◆ **Your instructions**
Quote all lines below exactly. Images stay out.

◆ **Information provided**

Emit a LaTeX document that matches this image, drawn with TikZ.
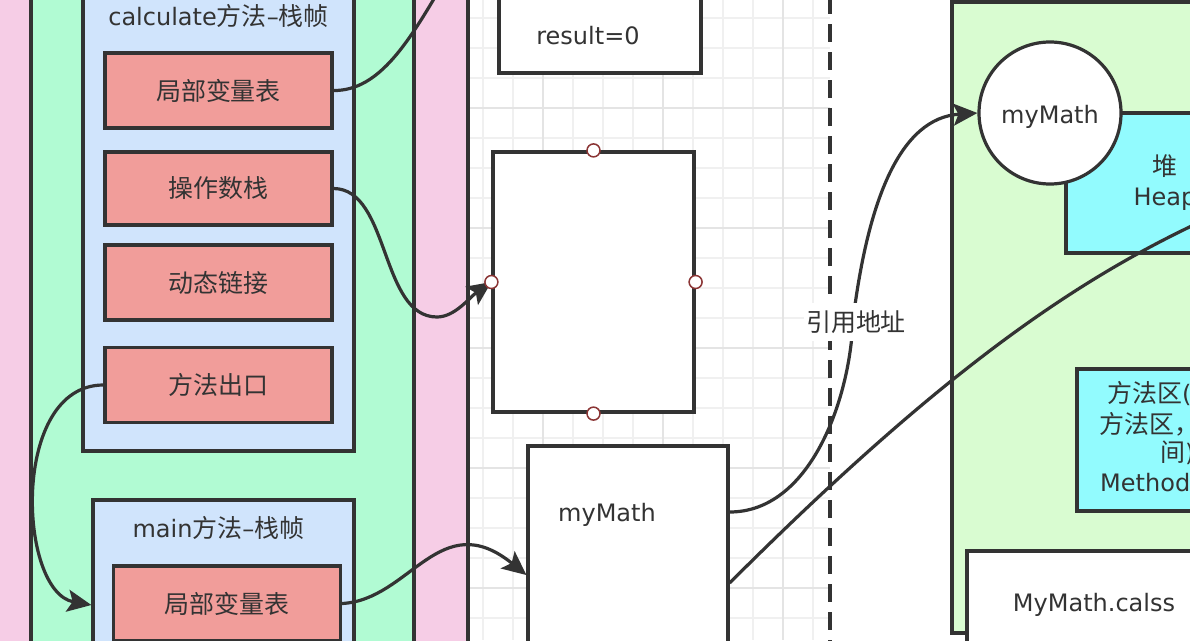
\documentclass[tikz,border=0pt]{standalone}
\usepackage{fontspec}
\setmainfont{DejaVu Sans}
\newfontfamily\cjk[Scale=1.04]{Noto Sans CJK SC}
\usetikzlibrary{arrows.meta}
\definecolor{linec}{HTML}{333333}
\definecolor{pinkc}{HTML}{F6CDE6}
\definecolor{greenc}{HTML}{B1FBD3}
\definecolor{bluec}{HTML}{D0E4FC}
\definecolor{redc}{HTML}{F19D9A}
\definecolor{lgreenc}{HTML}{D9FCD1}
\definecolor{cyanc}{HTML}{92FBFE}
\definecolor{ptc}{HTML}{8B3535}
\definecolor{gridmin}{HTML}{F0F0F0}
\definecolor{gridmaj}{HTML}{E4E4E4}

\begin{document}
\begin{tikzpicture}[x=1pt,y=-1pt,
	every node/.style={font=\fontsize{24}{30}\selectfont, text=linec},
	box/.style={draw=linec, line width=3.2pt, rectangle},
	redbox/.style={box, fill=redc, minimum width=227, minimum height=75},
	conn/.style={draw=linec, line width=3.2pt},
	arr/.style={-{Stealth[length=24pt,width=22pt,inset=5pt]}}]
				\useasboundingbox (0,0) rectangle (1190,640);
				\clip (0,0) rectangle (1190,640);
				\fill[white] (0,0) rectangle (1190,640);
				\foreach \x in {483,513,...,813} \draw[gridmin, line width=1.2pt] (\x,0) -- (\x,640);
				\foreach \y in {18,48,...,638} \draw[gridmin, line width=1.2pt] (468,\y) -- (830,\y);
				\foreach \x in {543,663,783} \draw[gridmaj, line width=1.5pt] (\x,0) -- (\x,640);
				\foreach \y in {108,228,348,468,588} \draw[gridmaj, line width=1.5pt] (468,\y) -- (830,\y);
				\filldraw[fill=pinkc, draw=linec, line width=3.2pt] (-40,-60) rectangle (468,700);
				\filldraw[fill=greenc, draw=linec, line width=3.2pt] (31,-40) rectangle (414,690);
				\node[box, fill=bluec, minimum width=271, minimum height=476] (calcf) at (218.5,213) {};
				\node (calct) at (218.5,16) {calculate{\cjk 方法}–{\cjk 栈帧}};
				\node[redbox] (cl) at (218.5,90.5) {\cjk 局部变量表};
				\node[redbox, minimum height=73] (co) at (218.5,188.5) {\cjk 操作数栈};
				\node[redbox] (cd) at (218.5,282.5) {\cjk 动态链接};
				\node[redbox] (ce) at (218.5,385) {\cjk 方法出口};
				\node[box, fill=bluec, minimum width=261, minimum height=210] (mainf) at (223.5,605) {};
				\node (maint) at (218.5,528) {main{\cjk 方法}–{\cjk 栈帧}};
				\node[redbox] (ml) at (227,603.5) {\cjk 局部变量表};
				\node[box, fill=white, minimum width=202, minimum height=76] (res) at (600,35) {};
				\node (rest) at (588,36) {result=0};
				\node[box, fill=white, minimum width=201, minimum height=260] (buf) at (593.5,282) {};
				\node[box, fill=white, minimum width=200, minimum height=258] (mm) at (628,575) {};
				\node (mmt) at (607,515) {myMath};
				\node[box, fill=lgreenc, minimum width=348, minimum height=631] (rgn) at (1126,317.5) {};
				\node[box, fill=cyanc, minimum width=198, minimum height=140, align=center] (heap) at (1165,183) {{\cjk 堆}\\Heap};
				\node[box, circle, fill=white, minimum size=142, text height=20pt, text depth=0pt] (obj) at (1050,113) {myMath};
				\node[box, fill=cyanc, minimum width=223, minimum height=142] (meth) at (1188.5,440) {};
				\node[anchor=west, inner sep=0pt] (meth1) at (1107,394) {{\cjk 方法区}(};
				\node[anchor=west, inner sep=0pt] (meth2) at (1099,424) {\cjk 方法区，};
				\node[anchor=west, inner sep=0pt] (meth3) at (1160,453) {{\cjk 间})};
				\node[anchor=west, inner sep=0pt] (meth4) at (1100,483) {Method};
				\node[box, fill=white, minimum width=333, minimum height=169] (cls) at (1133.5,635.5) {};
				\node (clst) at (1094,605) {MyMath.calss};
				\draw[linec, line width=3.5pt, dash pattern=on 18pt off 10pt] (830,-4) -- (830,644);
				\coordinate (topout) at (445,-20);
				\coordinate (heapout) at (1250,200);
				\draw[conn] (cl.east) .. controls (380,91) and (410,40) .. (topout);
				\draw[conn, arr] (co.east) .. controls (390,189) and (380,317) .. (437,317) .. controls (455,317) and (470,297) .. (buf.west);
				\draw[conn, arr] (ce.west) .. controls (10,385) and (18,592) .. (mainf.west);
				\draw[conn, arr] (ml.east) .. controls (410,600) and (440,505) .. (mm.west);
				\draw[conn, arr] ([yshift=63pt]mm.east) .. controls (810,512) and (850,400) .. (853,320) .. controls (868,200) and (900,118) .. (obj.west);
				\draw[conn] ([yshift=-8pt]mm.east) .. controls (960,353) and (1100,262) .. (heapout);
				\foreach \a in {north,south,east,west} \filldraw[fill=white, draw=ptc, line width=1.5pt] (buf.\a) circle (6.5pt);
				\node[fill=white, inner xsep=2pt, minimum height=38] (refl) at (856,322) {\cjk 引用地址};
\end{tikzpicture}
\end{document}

◆ **Finished answer**
Emit a LaTeX document that matches this image, drawn with TikZ.
\documentclass[tikz,border=0pt]{standalone}
\usepackage{fontspec}
\setmainfont{DejaVu Sans}
\newfontfamily\cjk[Scale=1.04]{Noto Sans CJK SC}
\usetikzlibrary{arrows.meta}
\definecolor{linec}{HTML}{333333}
\definecolor{pinkc}{HTML}{F6CDE6}
\definecolor{greenc}{HTML}{B1FBD3}
\definecolor{bluec}{HTML}{D0E4FC}
\definecolor{redc}{HTML}{F19D9A}
\definecolor{lgreenc}{HTML}{D9FCD1}
\definecolor{cyanc}{HTML}{92FBFE}
\definecolor{ptc}{HTML}{8B3535}
\definecolor{gridmin}{HTML}{F0F0F0}
\definecolor{gridmaj}{HTML}{E4E4E4}

\begin{document}
\begin{tikzpicture}[x=1pt,y=-1pt,
	every node/.style={font=\fontsize{24}{30}\selectfont, text=linec},
	box/.style={draw=linec, line width=3.2pt, rectangle},
	redbox/.style={box, fill=redc, minimum width=227, minimum height=75},
	conn/.style={draw=linec, line width=3.2pt},
	arr/.style={-{Stealth[length=24pt,width=22pt,inset=5pt]}}]
				\useasboundingbox (0,0) rectangle (1190,640);
				\clip (0,0) rectangle (1190,640);
				\fill[white] (0,0) rectangle (1190,640);
				\foreach \x in {483,513,...,813} \draw[gridmin, line width=1.2pt] (\x,0) -- (\x,640);
				\foreach \y in {18,48,...,638} \draw[gridmin, line width=1.2pt] (468,\y) -- (830,\y);
				\foreach \x in {543,663,783} \draw[gridmaj, line width=1.5pt] (\x,0) -- (\x,640);
				\foreach \y in {108,228,348,468,588} \draw[gridmaj, line width=1.5pt] (468,\y) -- (830,\y);
				\filldraw[fill=pinkc, draw=linec, line width=3.2pt] (-40,-60) rectangle (468,700);
				\filldraw[fill=greenc, draw=linec, line width=3.2pt] (31,-40) rectangle (414,690);
				\node[box, fill=bluec, minimum width=271, minimum height=476] (calcf) at (218.5,213) {};
				\node (calct) at (218.5,16) {calculate{\cjk 方法}–{\cjk 栈帧}};
				\node[redbox] (cl) at (218.5,90.5) {\cjk 局部变量表};
				\node[redbox, minimum height=73] (co) at (218.5,188.5) {\cjk 操作数栈};
				\node[redbox] (cd) at (218.5,282.5) {\cjk 动态链接};
				\node[redbox] (ce) at (218.5,385) {\cjk 方法出口};
				\node[box, fill=bluec, minimum width=261, minimum height=210] (mainf) at (223.5,605) {};
				\node (maint) at (218.5,528) {main{\cjk 方法}–{\cjk 栈帧}};
				\node[redbox] (ml) at (227,603.5) {\cjk 局部变量表};
				\node[box, fill=white, minimum width=202, minimum height=76] (res) at (600,35) {};
				\node (rest) at (588,36) {result=0};
				\node[box, fill=white, minimum width=201, minimum height=260] (buf) at (593.5,282) {};
				\node[box, fill=white, minimum width=200, minimum height=258] (mm) at (628,575) {};
				\node (mmt) at (607,515) {myMath};
				\node[box, fill=lgreenc, minimum width=348, minimum height=631] (rgn) at (1126,317.5) {};
				\node[box, fill=cyanc, minimum width=198, minimum height=140, align=center] (heap) at (1165,183) {{\cjk 堆}\\Heap};
				\node[box, circle, fill=white, minimum size=142, text height=20pt, text depth=0pt] (obj) at (1050,113) {myMath};
				\node[box, fill=cyanc, minimum width=223, minimum height=142] (meth) at (1188.5,440) {};
				\node[anchor=west, inner sep=0pt] (meth1) at (1107,394) {{\cjk 方法区}(};
				\node[anchor=west, inner sep=0pt] (meth2) at (1099,424) {\cjk 方法区，};
				\node[anchor=west, inner sep=0pt] (meth3) at (1160,453) {{\cjk 间})};
				\node[anchor=west, inner sep=0pt] (meth4) at (1100,483) {Method};
				\node[box, fill=white, minimum width=333, minimum height=169] (cls) at (1133.5,635.5) {};
				\node (clst) at (1094,605) {MyMath.calss};
				\draw[linec, line width=3.5pt, dash pattern=on 18pt off 10pt] (830,-4) -- (830,644);
				\coordinate (topout) at (445,-20);
				\coordinate (heapout) at (1250,200);
				\draw[conn] (cl.east) .. controls (380,91) and (410,40) .. (topout);
				\draw[conn, arr] (co.east) .. controls (390,189) and (380,317) .. (437,317) .. controls (455,317) and (470,297) .. (buf.west);
				\draw[conn, arr] (ce.west) .. controls (10,385) and (18,592) .. (mainf.west);
				\draw[conn, arr] (ml.east) .. controls (410,600) and (440,505) .. (mm.west);
				\draw[conn, arr] ([yshift=63pt]mm.east) .. controls (810,512) and (850,400) .. (853,320) .. controls (868,200) and (900,118) .. (obj.west);
				\draw[conn] ([yshift=-8pt]mm.east) .. controls (960,353) and (1100,262) .. (heapout);
				\foreach \a in {north,south,east,west} \filldraw[fill=white, draw=ptc, line width=1.5pt] (buf.\a) circle (6.5pt);
				\node[fill=white, inner xsep=2pt, minimum height=38] (refl) at (856,322) {\cjk 引用地址};
\end{tikzpicture}
\end{document}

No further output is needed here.